The practical value of ISO 26000 has been debated. It might be limited if it merely provided a common understanding of social responsibility instead of also facilitating management routines and practices leading to social responsibility. Despite the non-certifiability, some scholars see distinct elements of a management system standard also in ISO 26000. Against this background, the potential benefits of the new standard, the managerial relevance, and specific limitations of ISO 26000 are currently being discussed. Critiques include the lack of any certification, the potential to "decouple" and isolate corporate social responsibility issues in an organization (Schwarz & Tilling 2009), the difficulty for smaller organizations to access the 100-plus-page "textbook" form of the standard, and the fact that the best practices represented by the standard tend to age; to address at least this last concern, interested parties are tracking the need and timing of a possible update. There is also a concern that ISO 26000 is just one among "too many" social impact reporting standards available to corporations.

As a guidance document the ISO 26000 is an offer, and encourages organizations to discuss their social responsibility issues and possible actions with relevant stakeholders. As service providers, certification bodies do not belong to an organization's stakeholders.
ISO 26000 encourages its users to reconsider an organization's social responsibility or "socially responsible behaviour" and to identify/select from its recommendations those where the organization could/should engage in contributions to society. ISO 26000 encourages its users to report to their stakeholders, and get feedback, on actions taken to improve their social responsibility.

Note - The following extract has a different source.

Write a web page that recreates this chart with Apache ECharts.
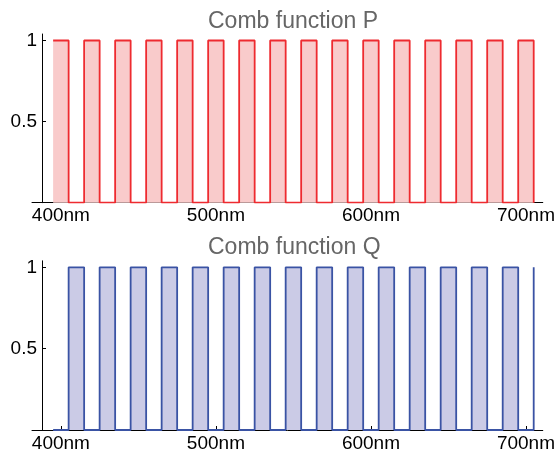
<!DOCTYPE html>
<html>
<head>
<meta charset="utf-8">
<script src="https://cdn.jsdelivr.net/npm/echarts@6/dist/echarts.min.js"></script>
<style>
html,body{margin:0;padding:0;background:#fff;}
#chart{width:558px;height:453px;}
</style>
</head>
<body>
<div id="chart"></div>
<script>
// Wavelength break points (nm) where the combs switch
const wavelengths = [395,405,415,425,435,445,455,465,475,485,495,505,515,525,535,545,555,565,575,585,595,605,615,625,635,645,655,665,675,685,695,705];
// Comb P values (held until the next break point)
const combP = [1,0,1,0,1,0,1,0,1,0,1,0,1,0,1,0,1,0,1,0,1,0,1,0,1,0,1,0,1,0,1,0];
// Comb Q values (held until the next break point)
const combQ = [0,1,0,1,0,1,0,1,0,1,0,1,0,1,0,1,0,1,0,1,0,1,0,1,0,1,0,1,0,1,0,1];
const xTicks = [400,500,600,700];
const yTicks = [0.5,1];
const titles = ['Comb function P','Comb function Q'];

const FONT = '"Liberation Sans", Arial, Helvetica, sans-serif';
const chart = echarts.init(document.getElementById('chart'), null, {renderer:'canvas'});

function xAxisCfg(gi){
  return {
    type:'value', gridIndex:gi, min:381.37, max:710.85,
    axisLine:{show:true, onZero:false, lineStyle:{color:'#000', width:1}},
    axisTick:{show:true, inside:true, length:4, customValues:xTicks, lineStyle:{color:'#000'}},
    axisLabel:{show:true, customValues:xTicks, margin:4, color:'#000', fontSize:19, fontFamily:FONT,
      formatter: v => v + 'nm'},
    splitLine:{show:false}
  };
}
function yAxisCfg(gi){
  return {
    type:'value', gridIndex:gi, min:0, max:1.04, offset:-10,
    axisLine:{show:true, onZero:false, lineStyle:{color:'#000', width:1}},
    axisTick:{show:true, inside:true, length:4, customValues:yTicks, lineStyle:{color:'#000'}},
    axisLabel:{show:true, customValues:yTicks, margin:5, color:'#000', fontSize:19, fontFamily:FONT,
      formatter: v => (v === 1 ? '1' : String(v))},
    splitLine:{show:false}
  };
}

chart.setOption({
  animation:false,
  backgroundColor:'#fff',
  title:[
    {text:titles[0], left:203, top:5, textStyle:{color:'#666', fontSize:23, fontWeight:'normal', fontFamily:FONT}},
    {text:titles[1], left:203, top:231, textStyle:{color:'#666', fontSize:23, fontWeight:'normal', fontFamily:FONT}}
  ],
  grid:[
    {left:32, right:13, top:34, bottom:250.3},
    {left:32, right:13, top:260.8, bottom:23}
  ],
  xAxis:[xAxisCfg(0), xAxisCfg(1)],
  yAxis:[yAxisCfg(0), yAxisCfg(1)],
  series:[
    {type:'line', xAxisIndex:0, yAxisIndex:0, step:'end', showSymbol:false, symbol:'none',
     data: wavelengths.map((w,i)=>[w, combP[i]]),
     lineStyle:{color:'#ee2b30', width:1.8}, areaStyle:{color:'#f9cbcb', opacity:1}},
    {type:'line', xAxisIndex:1, yAxisIndex:1, step:'end', showSymbol:false, symbol:'none',
     data: wavelengths.map((w,i)=>[w, combQ[i]]),
     lineStyle:{color:'#3a53a4', width:1.8}, areaStyle:{color:'#cbcbe6', opacity:1}}
  ]
});
</script>
</body>
</html>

It is this identification of "stakeholders" that makes the ISO 26000 an important step forward in solving the dilemma presented by corporations still in pursuit of single bottom line accountability, moving the discussion beyond Triple Bottom Line Accountability. It is also an important step in the development of business-led social responsibility initiatives which evidence suggests is much more effective than government-regulated social responsibly policies.